Swift's most distant burst yet
The Swift satellite CREDIT: NASA
In the 1960s, satellites designed to monitor compliance with the nuclear test ban treaty discovered peculiar bursts of radiation coming from outside the Earth. Nuclear explosions produce bursts of gamma rays (photons of light with very short wavelengths) so these satellites watched the surface of the Earth so that if someone broke the treaty and exploded a nuclear bomb in secret it would be detected. What they discovered instead were bursts of gamma rays coming from the sky. The bursts were distributed randomly which immediately ruled out some ideas about where they might come from. If they came from nuclear explosions on Earth, you would only detect them while pointing at the Earth. If they came from our Galaxy then you would see them in a thin strip across the sky corresponding to the disk of the Milky Way. As the distribution was random either the cause of the bursts had to be very local (within the solar system) or very distant (distributed throughout the whole universe).

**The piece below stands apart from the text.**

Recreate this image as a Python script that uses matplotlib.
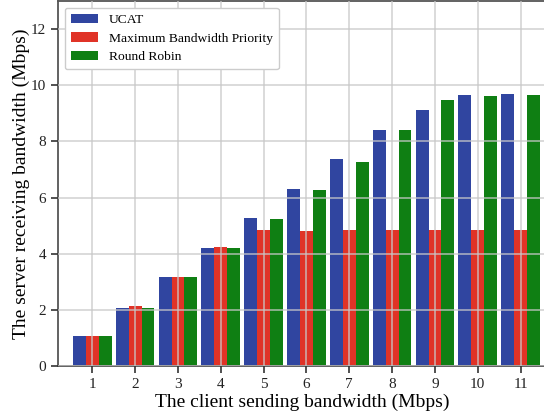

Astronomers used to favour the nearby hypothesis because of their enegy output. The energy from a source decreases according to the inverse square law, light spreads out as it moves away from a source, so a distant object must be much brighter to appear the same as a nearby object (think about car headlights). Astronomers now think that these objects are very distant. One reason for this is that often these GRBs leave optical afterglows which fade much slower than the initial gamma ray burst and can be detected by ground-based observatories. By using optical telescopes astronomers have managed to take spectra of some of these optical afterglows and determine from their redshifts that they are distant objects. So, although they are not caused by nuclear weapons, they are caused by massive explosions. Models of GRBs suggest that they are far more energetic than supernovae which are pretty big explosions themselves.
The initial bursts are still hard to detect though. Gamma rays do not pass through the Earth's atmosphere very easily so detectors are still sent into space on satellites. One of these, the Swift satellite, was launched in to low Earth orbit aboard a Delta rocket in November 2004. Since then it has detected many bursts. Each time one is found an alert is sent which allows optical observatories to rapidly make follow-up observations to look for the optical afterglows and hence find distances to these objects. As well as the alerts, the team also provide a map of recent bursts which is pretty cool.
The burst profile of GRB 050904A from Swift CREDIT: Swift / NASA
On September 4th 2005, the Swift satellite detected another burst of gamma rays from the distant universe: 090504A (first reported in GCN 3910). This burst is noteworthy because it might be the most distant GRB ever detected. It was also one of the longest, lasting 120 seconds (I told you they were short!). The image on the right shows the light curve, how the brightness of this burst varied with time. Although optical telescopes looked for an afterglow, 050904A was not detected optically, but it was detected at slightly longer wavelengths in the infra-red part of the spectrum. This difference could be due to obscuring dust in the host galaxy which would absorb optical but let through infra-red light, but other parameters determined from the observations would appear to rule this out. The other possibility is that this could be a very distant explosion, the observations would imply a redshift, z, of between 6 and 8 which corresponds to a distance of between 12.7 and 13 billion light years.
On Monday 12th September 2005 NASA will host a press conference on this burst at 2 pm EDT which will also be webcast on NASA TV. Participating scientists will include Neil Gehrels, Swift principal investigator at NASA's Goddard Space Flight Center. Should be interesting.